A França foi descartada das discussões com a Líbia, comandadas pelos EUA e pelo Reino Unido, que resultaram no anúncio, em 19 de dezembro último, de que o ditador líbio, o coronel Muammar Gaddafi, tinha concordado em abrir mão de suas armas não-convencionais? Do lado americano, diz-se que não se tratava de uma questão "multilateral". Do lado francês, diz-se que as negociações tiveram início porque Trípoli queria pôr fim à disputa gerada pelo atentado a um avião ocorrido sobre Lockerbie, na Escócia (Reino Unido), em 1988.
Gaddafi buscava obter o levantamento das sanções da ONU contra seu país e das sanções impostas pelos EUA contra a Líbia. Além disso, o ditador líbio queria que Washington deixasse de classificar seu país de "protetor de terroristas". Seus interlocutores, nesse caso, só poderiam estar em Londres e em Washington.
Os diplomatas fazem seu trabalho, que, na fase atual, consiste em aparar as arestas da disputa. Eles não negam, porém, que a tendência não é das melhores. A oposição de Chirac a Bush se deu sobre a questão que é considerada a mais importante pelo presidente americano -o Iraque.
O Departamento de Estado tem um modo muito diplomático de tratar a situação, dizendo que a crise iraquiana foi "uma oportunidade para reforçar a aliança transatlântica" e que essa oportunidade "foi perdida" pela França e pela Alemanha.
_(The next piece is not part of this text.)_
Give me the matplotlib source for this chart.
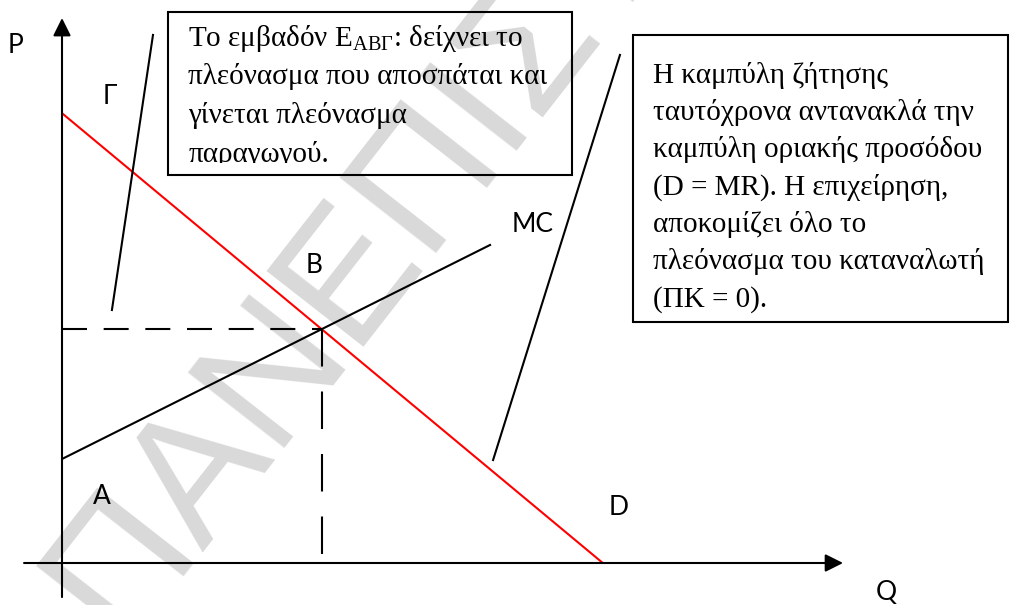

Walter Russel Mead, especialista em política externa americana do Council on Foreign Relations (EUA), é bem mais claro: "Os franceses eram vistos como aliados difíceis. Mas o país se transformou num opositor ativo". Um deputado francês ressalta que o ex-presidente francês Charles de Gaulle expunha suas diferenças aos americanos, mas "nunca buscava levá-las ao Conselho de Segurança, onde os EUA poderiam ser atacados por outros países".

Cálculo frio
Paradoxalmente, Mead atribui a atitude dos EUA a um cálculo frio, não à emoção. "Não é o ódio que os faz agir desse modo, mas um cálculo político frio. Como a França se opõe aos EUA, é necessário atenuar a influência dos franceses", analisa.
O tom oficial busca, portanto, mostrar calma. Mas, quando há uma questão em que a influência da França está em jogo, o governo americano opta pela opção que tende a reduzir a influência de Paris. A recente viagem do secretário de Estado dos EUA, Colin Powell, à África e o apoio de Washington aos países europeus contrários à França e à Alemanha se inserem nessa lógica. E, de acordo com Mead, os EUA deverão opor-se aos candidatos franceses a postos importantes em organizações internacionais.
Quando a política dos EUA sobre a reconstrução do Iraque foi posta em xeque, a posição francesa foi reavaliada por observadores e especialistas americanos. Mas, desde a prisão de Saddam, as análises sombrias de Paris perderam importância e, para os americanos, passaram a ser consideradas atitudes antiamericanas.
A questão que ocupa os analistas atualmente é saber se, atacando a França, os EUA visam atingir uma Europa "emancipada demais". Para os franceses, a atitude americana é uma prova da "vontade de hegemonia" dos EUA.